# GIVEN DATA
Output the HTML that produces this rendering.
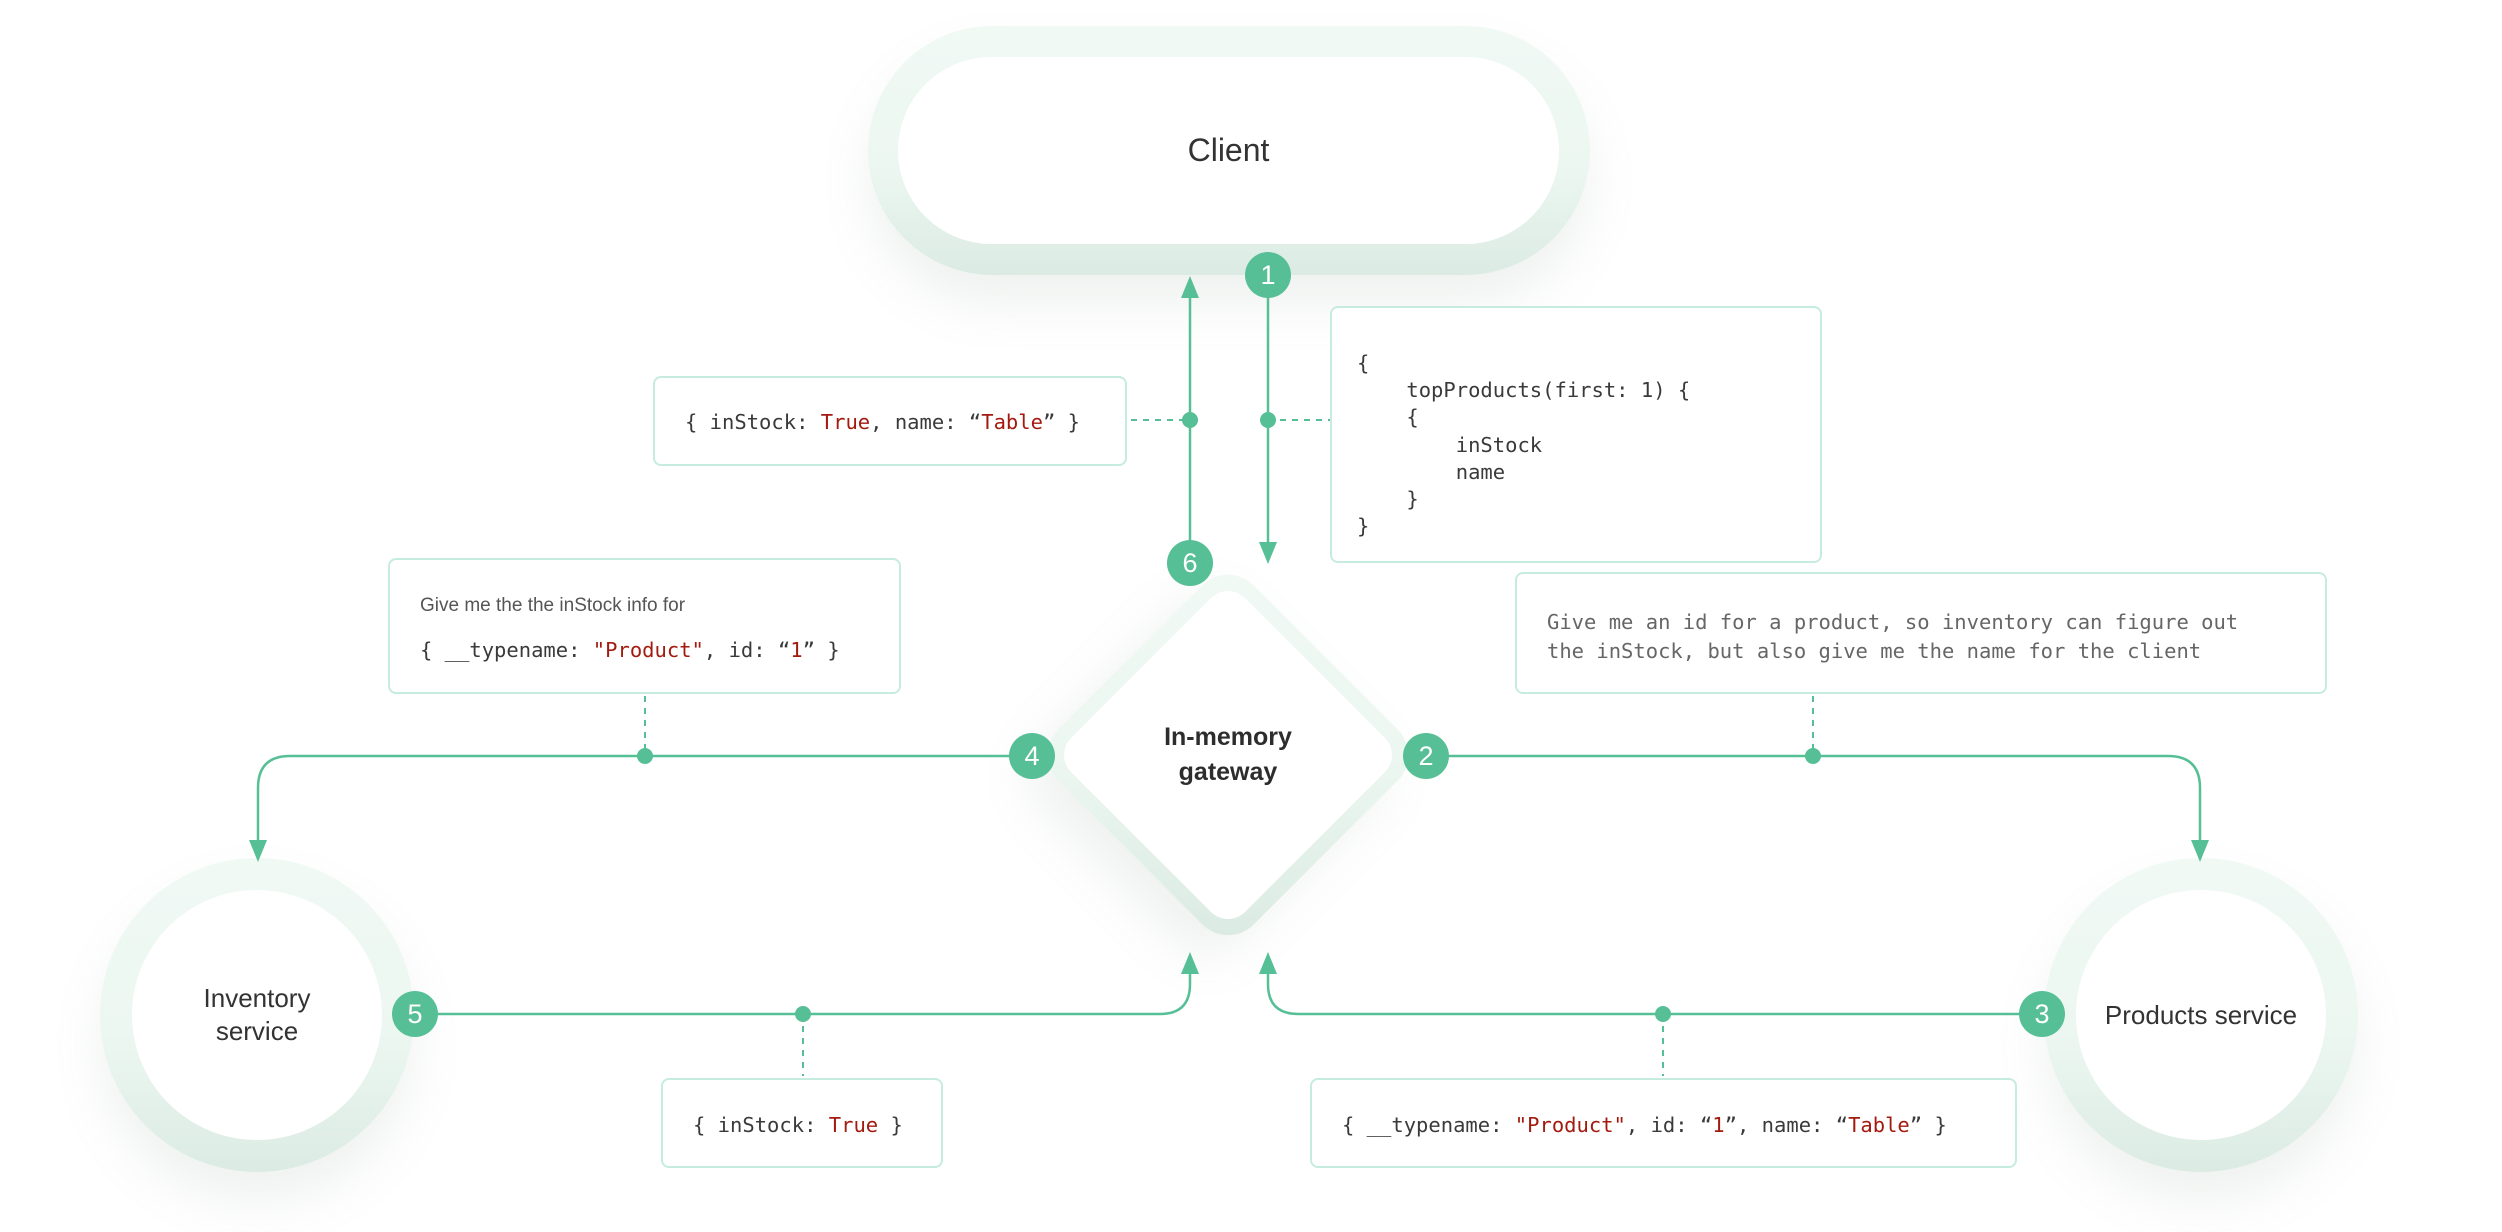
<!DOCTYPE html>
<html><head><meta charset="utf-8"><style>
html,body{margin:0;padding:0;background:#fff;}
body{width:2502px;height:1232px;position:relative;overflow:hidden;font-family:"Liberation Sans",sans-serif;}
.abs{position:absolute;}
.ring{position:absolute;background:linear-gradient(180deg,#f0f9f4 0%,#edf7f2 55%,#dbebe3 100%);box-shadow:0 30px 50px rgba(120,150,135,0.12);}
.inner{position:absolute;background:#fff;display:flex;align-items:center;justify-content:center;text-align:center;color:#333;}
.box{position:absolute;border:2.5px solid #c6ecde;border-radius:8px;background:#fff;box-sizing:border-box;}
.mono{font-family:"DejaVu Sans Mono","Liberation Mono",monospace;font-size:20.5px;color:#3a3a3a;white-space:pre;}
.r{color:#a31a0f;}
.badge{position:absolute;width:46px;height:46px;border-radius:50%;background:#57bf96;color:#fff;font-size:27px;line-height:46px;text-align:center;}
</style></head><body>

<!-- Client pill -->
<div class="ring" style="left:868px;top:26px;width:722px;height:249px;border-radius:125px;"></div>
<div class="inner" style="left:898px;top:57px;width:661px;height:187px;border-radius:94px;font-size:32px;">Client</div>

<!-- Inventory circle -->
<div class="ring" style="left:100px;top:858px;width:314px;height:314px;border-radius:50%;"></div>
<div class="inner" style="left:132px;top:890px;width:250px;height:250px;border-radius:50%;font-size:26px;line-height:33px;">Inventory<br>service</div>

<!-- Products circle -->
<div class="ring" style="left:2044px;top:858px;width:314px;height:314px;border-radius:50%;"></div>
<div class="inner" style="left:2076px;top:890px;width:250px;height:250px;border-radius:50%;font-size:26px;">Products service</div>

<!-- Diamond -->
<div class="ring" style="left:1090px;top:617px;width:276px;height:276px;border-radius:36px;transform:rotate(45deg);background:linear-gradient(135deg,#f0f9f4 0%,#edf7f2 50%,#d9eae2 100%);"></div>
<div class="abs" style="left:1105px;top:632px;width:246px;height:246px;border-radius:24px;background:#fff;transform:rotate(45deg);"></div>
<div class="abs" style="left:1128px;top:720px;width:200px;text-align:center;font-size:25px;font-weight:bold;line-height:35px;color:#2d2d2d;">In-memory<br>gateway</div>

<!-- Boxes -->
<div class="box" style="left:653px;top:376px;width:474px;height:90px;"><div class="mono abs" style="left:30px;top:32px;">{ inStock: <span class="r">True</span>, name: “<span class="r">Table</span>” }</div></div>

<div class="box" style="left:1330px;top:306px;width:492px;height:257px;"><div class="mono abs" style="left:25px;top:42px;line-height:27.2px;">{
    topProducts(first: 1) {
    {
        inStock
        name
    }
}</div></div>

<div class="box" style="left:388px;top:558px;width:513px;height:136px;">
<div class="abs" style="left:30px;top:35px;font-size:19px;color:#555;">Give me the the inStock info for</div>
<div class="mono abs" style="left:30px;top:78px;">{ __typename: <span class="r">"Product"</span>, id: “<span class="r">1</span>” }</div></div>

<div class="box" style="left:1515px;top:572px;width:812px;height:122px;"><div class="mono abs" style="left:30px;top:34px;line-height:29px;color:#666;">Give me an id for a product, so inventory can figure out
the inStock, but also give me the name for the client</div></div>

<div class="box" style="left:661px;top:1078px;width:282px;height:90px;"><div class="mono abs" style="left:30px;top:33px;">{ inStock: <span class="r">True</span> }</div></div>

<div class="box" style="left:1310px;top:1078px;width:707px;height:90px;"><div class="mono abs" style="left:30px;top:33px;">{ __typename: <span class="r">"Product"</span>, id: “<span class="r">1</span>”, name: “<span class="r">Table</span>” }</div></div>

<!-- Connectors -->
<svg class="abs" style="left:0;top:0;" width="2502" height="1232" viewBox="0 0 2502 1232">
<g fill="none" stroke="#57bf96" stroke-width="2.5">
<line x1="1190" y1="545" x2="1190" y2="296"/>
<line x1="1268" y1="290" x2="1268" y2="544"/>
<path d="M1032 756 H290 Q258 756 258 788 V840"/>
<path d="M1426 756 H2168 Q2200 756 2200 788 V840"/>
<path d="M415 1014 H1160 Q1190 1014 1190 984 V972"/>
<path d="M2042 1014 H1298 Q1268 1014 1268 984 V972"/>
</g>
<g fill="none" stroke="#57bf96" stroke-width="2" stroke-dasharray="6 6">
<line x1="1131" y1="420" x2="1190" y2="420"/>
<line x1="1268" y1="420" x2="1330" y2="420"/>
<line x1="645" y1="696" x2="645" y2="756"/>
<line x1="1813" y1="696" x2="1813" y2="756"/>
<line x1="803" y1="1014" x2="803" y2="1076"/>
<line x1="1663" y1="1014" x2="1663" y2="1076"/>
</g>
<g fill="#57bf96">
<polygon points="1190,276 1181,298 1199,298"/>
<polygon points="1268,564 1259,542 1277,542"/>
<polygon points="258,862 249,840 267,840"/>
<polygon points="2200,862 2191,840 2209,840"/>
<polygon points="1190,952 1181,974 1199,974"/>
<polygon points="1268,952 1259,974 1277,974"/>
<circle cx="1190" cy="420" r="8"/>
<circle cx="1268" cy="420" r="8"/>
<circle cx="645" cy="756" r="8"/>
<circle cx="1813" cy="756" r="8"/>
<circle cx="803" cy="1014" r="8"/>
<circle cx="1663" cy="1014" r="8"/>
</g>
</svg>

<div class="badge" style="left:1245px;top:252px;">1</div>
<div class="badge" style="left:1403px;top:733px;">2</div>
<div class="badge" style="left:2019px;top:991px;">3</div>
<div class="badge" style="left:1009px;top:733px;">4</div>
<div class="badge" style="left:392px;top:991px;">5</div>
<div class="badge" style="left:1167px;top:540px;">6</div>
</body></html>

# YOUR OBJECTIVE
All of the data above should be transcribed verbatim, with pictures omitted.

# FULL ANSWER
Output the HTML that produces this rendering.
<!DOCTYPE html>
<html><head><meta charset="utf-8"><style>
html,body{margin:0;padding:0;background:#fff;}
body{width:2502px;height:1232px;position:relative;overflow:hidden;font-family:"Liberation Sans",sans-serif;}
.abs{position:absolute;}
.ring{position:absolute;background:linear-gradient(180deg,#f0f9f4 0%,#edf7f2 55%,#dbebe3 100%);box-shadow:0 30px 50px rgba(120,150,135,0.12);}
.inner{position:absolute;background:#fff;display:flex;align-items:center;justify-content:center;text-align:center;color:#333;}
.box{position:absolute;border:2.5px solid #c6ecde;border-radius:8px;background:#fff;box-sizing:border-box;}
.mono{font-family:"DejaVu Sans Mono","Liberation Mono",monospace;font-size:20.5px;color:#3a3a3a;white-space:pre;}
.r{color:#a31a0f;}
.badge{position:absolute;width:46px;height:46px;border-radius:50%;background:#57bf96;color:#fff;font-size:27px;line-height:46px;text-align:center;}
</style></head><body>

<!-- Client pill -->
<div class="ring" style="left:868px;top:26px;width:722px;height:249px;border-radius:125px;"></div>
<div class="inner" style="left:898px;top:57px;width:661px;height:187px;border-radius:94px;font-size:32px;">Client</div>

<!-- Inventory circle -->
<div class="ring" style="left:100px;top:858px;width:314px;height:314px;border-radius:50%;"></div>
<div class="inner" style="left:132px;top:890px;width:250px;height:250px;border-radius:50%;font-size:26px;line-height:33px;">Inventory<br>service</div>

<!-- Products circle -->
<div class="ring" style="left:2044px;top:858px;width:314px;height:314px;border-radius:50%;"></div>
<div class="inner" style="left:2076px;top:890px;width:250px;height:250px;border-radius:50%;font-size:26px;">Products service</div>

<!-- Diamond -->
<div class="ring" style="left:1090px;top:617px;width:276px;height:276px;border-radius:36px;transform:rotate(45deg);background:linear-gradient(135deg,#f0f9f4 0%,#edf7f2 50%,#d9eae2 100%);"></div>
<div class="abs" style="left:1105px;top:632px;width:246px;height:246px;border-radius:24px;background:#fff;transform:rotate(45deg);"></div>
<div class="abs" style="left:1128px;top:720px;width:200px;text-align:center;font-size:25px;font-weight:bold;line-height:35px;color:#2d2d2d;">In-memory<br>gateway</div>

<!-- Boxes -->
<div class="box" style="left:653px;top:376px;width:474px;height:90px;"><div class="mono abs" style="left:30px;top:32px;">{ inStock: <span class="r">True</span>, name: “<span class="r">Table</span>” }</div></div>

<div class="box" style="left:1330px;top:306px;width:492px;height:257px;"><div class="mono abs" style="left:25px;top:42px;line-height:27.2px;">{
    topProducts(first: 1) {
    {
        inStock
        name
    }
}</div></div>

<div class="box" style="left:388px;top:558px;width:513px;height:136px;">
<div class="abs" style="left:30px;top:35px;font-size:19px;color:#555;">Give me the the inStock info for</div>
<div class="mono abs" style="left:30px;top:78px;">{ __typename: <span class="r">"Product"</span>, id: “<span class="r">1</span>” }</div></div>

<div class="box" style="left:1515px;top:572px;width:812px;height:122px;"><div class="mono abs" style="left:30px;top:34px;line-height:29px;color:#666;">Give me an id for a product, so inventory can figure out
the inStock, but also give me the name for the client</div></div>

<div class="box" style="left:661px;top:1078px;width:282px;height:90px;"><div class="mono abs" style="left:30px;top:33px;">{ inStock: <span class="r">True</span> }</div></div>

<div class="box" style="left:1310px;top:1078px;width:707px;height:90px;"><div class="mono abs" style="left:30px;top:33px;">{ __typename: <span class="r">"Product"</span>, id: “<span class="r">1</span>”, name: “<span class="r">Table</span>” }</div></div>

<!-- Connectors -->
<svg class="abs" style="left:0;top:0;" width="2502" height="1232" viewBox="0 0 2502 1232">
<g fill="none" stroke="#57bf96" stroke-width="2.5">
<line x1="1190" y1="545" x2="1190" y2="296"/>
<line x1="1268" y1="290" x2="1268" y2="544"/>
<path d="M1032 756 H290 Q258 756 258 788 V840"/>
<path d="M1426 756 H2168 Q2200 756 2200 788 V840"/>
<path d="M415 1014 H1160 Q1190 1014 1190 984 V972"/>
<path d="M2042 1014 H1298 Q1268 1014 1268 984 V972"/>
</g>
<g fill="none" stroke="#57bf96" stroke-width="2" stroke-dasharray="6 6">
<line x1="1131" y1="420" x2="1190" y2="420"/>
<line x1="1268" y1="420" x2="1330" y2="420"/>
<line x1="645" y1="696" x2="645" y2="756"/>
<line x1="1813" y1="696" x2="1813" y2="756"/>
<line x1="803" y1="1014" x2="803" y2="1076"/>
<line x1="1663" y1="1014" x2="1663" y2="1076"/>
</g>
<g fill="#57bf96">
<polygon points="1190,276 1181,298 1199,298"/>
<polygon points="1268,564 1259,542 1277,542"/>
<polygon points="258,862 249,840 267,840"/>
<polygon points="2200,862 2191,840 2209,840"/>
<polygon points="1190,952 1181,974 1199,974"/>
<polygon points="1268,952 1259,974 1277,974"/>
<circle cx="1190" cy="420" r="8"/>
<circle cx="1268" cy="420" r="8"/>
<circle cx="645" cy="756" r="8"/>
<circle cx="1813" cy="756" r="8"/>
<circle cx="803" cy="1014" r="8"/>
<circle cx="1663" cy="1014" r="8"/>
</g>
</svg>

<div class="badge" style="left:1245px;top:252px;">1</div>
<div class="badge" style="left:1403px;top:733px;">2</div>
<div class="badge" style="left:2019px;top:991px;">3</div>
<div class="badge" style="left:1009px;top:733px;">4</div>
<div class="badge" style="left:392px;top:991px;">5</div>
<div class="badge" style="left:1167px;top:540px;">6</div>
</body></html>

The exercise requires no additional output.